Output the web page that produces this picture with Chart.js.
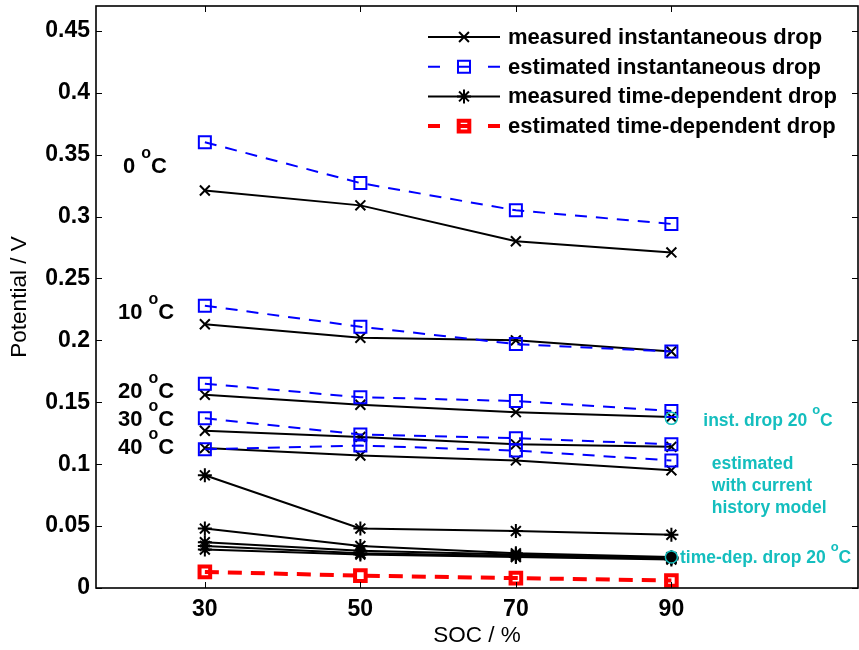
<!DOCTYPE html>
<html>
<head>
<meta charset="utf-8">
<script src="https://cdn.jsdelivr.net/npm/chart.js@4/dist/chart.umd.min.js"></script>
<style>
html,body{margin:0;padding:0;background:#fff;}
#wrap{width:859px;height:650px;}
</style>
</head>
<body>
<div id="wrap"><canvas id="c" width="859" height="650"></canvas></div>
<script>
// ---------------- data ----------------
const socValues = [30, 50, 70, 90];
const xTickLabels = ['30', '50', '70', '90'];
const yTickValues = [0, 0.05, 0.1, 0.15, 0.2, 0.25, 0.3, 0.35, 0.4, 0.45];
const yTickLabels = ['0', '0.05', '0.1', '0.15', '0.2', '0.25', '0.3', '0.35', '0.4', '0.45'];
const temperatureLabels = ['0', '10', '20', '30', '40'];

// measured instantaneous drop (V)
const measInst0  = [0.321, 0.309, 0.280, 0.271];
const measInst10 = [0.213, 0.202, 0.200, 0.191];
const measInst20 = [0.156, 0.148, 0.142, 0.138];
const measInst30 = [0.127, 0.122, 0.116, 0.114];
const measInst40 = [0.113, 0.107, 0.103, 0.095];

// estimated instantaneous drop (V)
const estInst0  = [0.360, 0.327, 0.305, 0.294];
const estInst10 = [0.228, 0.211, 0.197, 0.191];
const estInst20 = [0.165, 0.154, 0.151, 0.143];
const estInst30 = [0.137, 0.124, 0.121, 0.116];
const estInst40 = [0.112, 0.115, 0.111, 0.103];

// measured time-dependent drop (V)
const measTd0  = [0.091, 0.048, 0.046, 0.043];
const measTd10 = [0.048, 0.034, 0.028, 0.025];
const measTd20 = [0.037, 0.030, 0.027, 0.024];
const measTd30 = [0.034, 0.028, 0.026, 0.024];
const measTd40 = [0.031, 0.027, 0.025, 0.023];

// estimated time-dependent drop (V)
const estTd20 = [0.013, 0.010, 0.008, 0.006];

// highlighted points (current history model, 20 °C)
const highlightInstSoc = [90];
const highlightInstVal = [0.137];
const highlightTdSoc = [90];
const highlightTdVal = [0.025];

const legendLabels = [
  'measured instantaneous drop',
  'estimated instantaneous drop',
  'measured time-dependent drop',
  'estimated time-dependent drop'
];
const noteInst = 'inst. drop 20';
const noteModel = ['estimated', 'with current', 'history model'];
const noteTd = 'time-dep. drop 20';

// ---------------- styling ----------------
const FONT = '"Liberation Sans", Arial, Helvetica, sans-serif';
const BLUE = '#0000ff';
const RED = '#ff0000';
const CYAN = '#14bebe';
Chart.defaults.font.family = FONT;
Chart.defaults.color = '#000';

function pts(xs, ys) { return xs.map((x, i) => ({x: x, y: ys[i]})); }

const measInstStyle = {borderColor: '#000', backgroundColor: '#000', borderWidth: 2,
  pointStyle: 'crossRot', pointRadius: 7, pointBorderWidth: 2, pointBorderColor: '#000',
  pointBackgroundColor: 'rgba(0,0,0,0)', order: 4};
const estInstStyle = {borderColor: BLUE, backgroundColor: BLUE, borderWidth: 2, borderDash: [12, 9],
  pointStyle: 'rect', pointRadius: 8.5, pointBorderWidth: 2, pointBorderColor: BLUE,
  pointBackgroundColor: 'rgba(0,0,0,0)', order: 3};
const measTdStyle = {borderColor: '#000', backgroundColor: '#000', borderWidth: 2,
  pointStyle: 'star', pointRadius: 7, pointBorderWidth: 2, pointBorderColor: '#000',
  pointBackgroundColor: 'rgba(0,0,0,0)', order: 2};
const estTdStyle = {borderColor: RED, backgroundColor: RED, borderWidth: 4, borderDash: [14, 9],
  pointStyle: 'rect', pointRadius: 7.5, pointBorderWidth: 4, pointBorderColor: RED,
  pointBackgroundColor: 'rgba(0,0,0,0)', order: 1};

const datasets = [];
const groups = [
  {label: legendLabels[0], style: measInstStyle, series: [measInst0, measInst10, measInst20, measInst30, measInst40]},
  {label: legendLabels[1], style: estInstStyle, series: [estInst0, estInst10, estInst20, estInst30, estInst40]},
  {label: legendLabels[2], style: measTdStyle, series: [measTd0, measTd10, measTd20, measTd30, measTd40]},
  {label: legendLabels[3], style: estTdStyle, series: [estTd20]}
];
const legendRefs = [];
groups.forEach(g => {
  g.series.forEach((s, k) => {
    const ds = Object.assign({label: g.label + (k ? ' ' + k : ''), data: pts(socValues, s), fill: false, tension: 0}, g.style);
    if (k === 0) legendRefs.push(ds);
    datasets.push(ds);
  });
});
datasets.push({label: 'inst 20', data: pts(highlightInstSoc, highlightInstVal), showLine: false,
  pointStyle: 'circle', pointRadius: 6, pointBorderWidth: 1.5, pointBorderColor: CYAN,
  pointBackgroundColor: 'rgba(0,0,0,0)', order: 0});
datasets.push({label: 'td 20', data: pts(highlightTdSoc, highlightTdVal), showLine: false,
  pointStyle: 'circle', pointRadius: 6, pointBorderWidth: 1.5, pointBorderColor: CYAN,
  pointBackgroundColor: '#000', order: 0});

// ---------------- helpers ----------------
function drawMarker(ctx, style, x, y, r, stroke, lw) {
  ctx.save();
  ctx.setLineDash([]);
  ctx.lineWidth = lw;
  ctx.strokeStyle = stroke;
  ctx.beginPath();
  const d = r * Math.SQRT1_2;
  if (style === 'crossRot' || style === 'star') {
    ctx.moveTo(x - d, y - d); ctx.lineTo(x + d, y + d);
    ctx.moveTo(x - d, y + d); ctx.lineTo(x + d, y - d);
  }
  if (style === 'star') {
    ctx.moveTo(x, y - r); ctx.lineTo(x, y + r);
    ctx.moveTo(x - r, y); ctx.lineTo(x + r, y);
  }
  if (style === 'rect') {
    ctx.rect(x - d, y - d, 2 * d, 2 * d);
  }
  ctx.stroke();
  ctx.restore();
}

// text with superscript "o" before C  (e.g. "20 °C")
function drawDegText(ctx, text, x, y, size, weight, color) {
  ctx.save();
  ctx.fillStyle = color;
  ctx.textBaseline = 'alphabetic';
  ctx.textAlign = 'left';
  ctx.font = weight + ' ' + size + 'px ' + FONT;
  const main = text + ' ';
  ctx.fillText(main, x, y);
  let cx = x + ctx.measureText(main).width;
  const sup = Math.round(size * 0.74);
  ctx.font = weight + ' ' + sup + 'px ' + FONT;
  ctx.fillText('o', cx, y - size * 0.7);
  cx += ctx.measureText('o').width;
  ctx.font = weight + ' ' + size + 'px ' + FONT;
  ctx.fillText('C', cx, y);
  ctx.restore();
}

function zeroPad(s) { s.paddingTop = 0; s.paddingBottom = 0; s.paddingLeft = 0; s.paddingRight = 0; }

// ---------------- plugins ----------------
const framePlugin = {
  id: 'frame',
  afterDatasetsDraw(chart) {
    const {ctx, chartArea: a, scales} = chart;
    ctx.save();
    ctx.strokeStyle = '#000';
    ctx.lineWidth = 1;
    ctx.beginPath();
    const tl = 6;
    scales.x.ticks.forEach(t => {
      const px = Math.round(scales.x.getPixelForValue(t.value)) + 0.5;
      ctx.moveTo(px, a.bottom); ctx.lineTo(px, a.bottom - tl);
      ctx.moveTo(px, a.top); ctx.lineTo(px, a.top + tl);
    });
    scales.y.ticks.forEach(t => {
      const py = Math.round(scales.y.getPixelForValue(t.value)) + 0.5;
      ctx.moveTo(a.left, py); ctx.lineTo(a.left + tl, py);
      ctx.moveTo(a.right, py); ctx.lineTo(a.right - tl, py);
    });
    ctx.stroke();
    ctx.lineWidth = 1.6;
    ctx.strokeRect(a.left, a.top, a.right - a.left, a.bottom - a.top);
    ctx.restore();
  }
};

const annotationPlugin = {
  id: 'annotations',
  afterDraw(chart) {
    const {ctx, chartArea: a, scales} = chart;
    const X = v => scales.x.getPixelForValue(v);
    const Y = v => scales.y.getPixelForValue(v);

    // legend
    const lx0 = a.left + 332, lx1 = a.left + 404, lxm = (lx0 + lx1) / 2, ltx = a.left + 412;
    legendRefs.forEach((ds, i) => {
      const y = a.top + 31 + i * 29.7;
      ctx.save();
      ctx.strokeStyle = ds.borderColor;
      ctx.lineWidth = ds.borderWidth;
      ctx.beginPath();
      if (ds.borderDash) {
        ctx.moveTo(lx0, y); ctx.lineTo(lx0 + 12, y);
        ctx.moveTo(lx1 - 12, y); ctx.lineTo(lx1, y);
        ctx.moveTo(lxm - 6, y); ctx.lineTo(lxm + 6, y);
      } else {
        ctx.moveTo(lx0, y); ctx.lineTo(lx1, y);
      }
      ctx.stroke();
      ctx.restore();
      drawMarker(ctx, ds.pointStyle, lxm, y, ds.pointRadius, ds.pointBorderColor, ds.pointBorderWidth);
      ctx.save();
      ctx.fillStyle = '#000';
      ctx.font = 'bold 22px ' + FONT;
      ctx.textBaseline = 'middle';
      ctx.fillText(legendLabels[i], ltx, y + 1);
      ctx.restore();
    });

    // temperature labels at the left
    const tempLabelVals = [0.335, 0.217, 0.1534, 0.1308, 0.1082];
    temperatureLabels.forEach((t, i) => {
      const x = t.length > 1 ? X(16) + 22 : X(16) + 27;
      drawDegText(ctx, t, x, Y(tempLabelVals[i]), 22, 'bold', '#000');
    });

    // cyan notes
    drawDegText(ctx, noteInst, X(94.1), Y(0.1308), 17.5, 'bold', CYAN);
    ctx.save();
    ctx.fillStyle = CYAN;
    ctx.font = 'bold 17.5px ' + FONT;
    ctx.textBaseline = 'alphabetic';
    noteModel.forEach((s, i) => ctx.fillText(s, X(95.2), Y(0.0961) + i * 22));
    ctx.restore();
    drawDegText(ctx, noteTd, X(91.1), Y(0.0202), 17.5, 'bold', CYAN);
  }
};

// ---------------- chart ----------------
new Chart(document.getElementById('c'), {
  type: 'line',
  data: {datasets: datasets},
  options: {
    responsive: false,
    devicePixelRatio: 1,
    animation: false,
    events: [],
    layout: {autoPadding: false, padding: {top: 6, right: 1, left: 0, bottom: 0}},
    plugins: {legend: {display: false}, tooltip: {enabled: false}},
    scales: {
      x: {
        type: 'linear', min: 16, max: 114,
        afterBuildTicks: s => { s.ticks = socValues.map(v => ({value: v})); },
        afterFit: s => { s.height = 62; zeroPad(s); },
        ticks: {
          callback: (v, i) => xTickLabels[i],
          font: {size: 23, weight: 'bold'}, color: '#000', padding: 8, maxRotation: 0, autoSkip: false
        },
        grid: {display: false, drawTicks: false},
        border: {display: false},
        title: {display: true, text: 'SOC / %', font: {size: 22.5}, color: '#000', padding: {top: 0, bottom: 1}}
      },
      y: {
        type: 'linear', min: 0, max: 0.47,
        afterBuildTicks: s => { s.ticks = yTickValues.map(v => ({value: v})); },
        afterFit: s => { s.width = 96; zeroPad(s); },
        ticks: {
          callback: (v, i) => yTickLabels[i],
          font: {size: 23, weight: 'bold'}, color: '#000', padding: 6, autoSkip: false
        },
        grid: {display: false, drawTicks: false},
        border: {display: false},
        title: {display: true, text: 'Potential / V', font: {size: 22.5}, color: '#000', padding: {top: 6, bottom: 0}}
      }
    }
  },
  plugins: [framePlugin, annotationPlugin]
});
</script>
</body>
</html>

##############################

● **Task description**
Leave out any pictures, please, and quote only the lines from the top of the data through the line that contains "const highlightTdVal = [0.025];".

● **Written solution**
Output the web page that produces this picture with Chart.js.
<!DOCTYPE html>
<html>
<head>
<meta charset="utf-8">
<script src="https://cdn.jsdelivr.net/npm/chart.js@4/dist/chart.umd.min.js"></script>
<style>
html,body{margin:0;padding:0;background:#fff;}
#wrap{width:859px;height:650px;}
</style>
</head>
<body>
<div id="wrap"><canvas id="c" width="859" height="650"></canvas></div>
<script>
// ---------------- data ----------------
const socValues = [30, 50, 70, 90];
const xTickLabels = ['30', '50', '70', '90'];
const yTickValues = [0, 0.05, 0.1, 0.15, 0.2, 0.25, 0.3, 0.35, 0.4, 0.45];
const yTickLabels = ['0', '0.05', '0.1', '0.15', '0.2', '0.25', '0.3', '0.35', '0.4', '0.45'];
const temperatureLabels = ['0', '10', '20', '30', '40'];

// measured instantaneous drop (V)
const measInst0  = [0.321, 0.309, 0.280, 0.271];
const measInst10 = [0.213, 0.202, 0.200, 0.191];
const measInst20 = [0.156, 0.148, 0.142, 0.138];
const measInst30 = [0.127, 0.122, 0.116, 0.114];
const measInst40 = [0.113, 0.107, 0.103, 0.095];

// estimated instantaneous drop (V)
const estInst0  = [0.360, 0.327, 0.305, 0.294];
const estInst10 = [0.228, 0.211, 0.197, 0.191];
const estInst20 = [0.165, 0.154, 0.151, 0.143];
const estInst30 = [0.137, 0.124, 0.121, 0.116];
const estInst40 = [0.112, 0.115, 0.111, 0.103];

// measured time-dependent drop (V)
const measTd0  = [0.091, 0.048, 0.046, 0.043];
const measTd10 = [0.048, 0.034, 0.028, 0.025];
const measTd20 = [0.037, 0.030, 0.027, 0.024];
const measTd30 = [0.034, 0.028, 0.026, 0.024];
const measTd40 = [0.031, 0.027, 0.025, 0.023];

// estimated time-dependent drop (V)
const estTd20 = [0.013, 0.010, 0.008, 0.006];

// highlighted points (current history model, 20 °C)
const highlightInstSoc = [90];
const highlightInstVal = [0.137];
const highlightTdSoc = [90];
const highlightTdVal = [0.025];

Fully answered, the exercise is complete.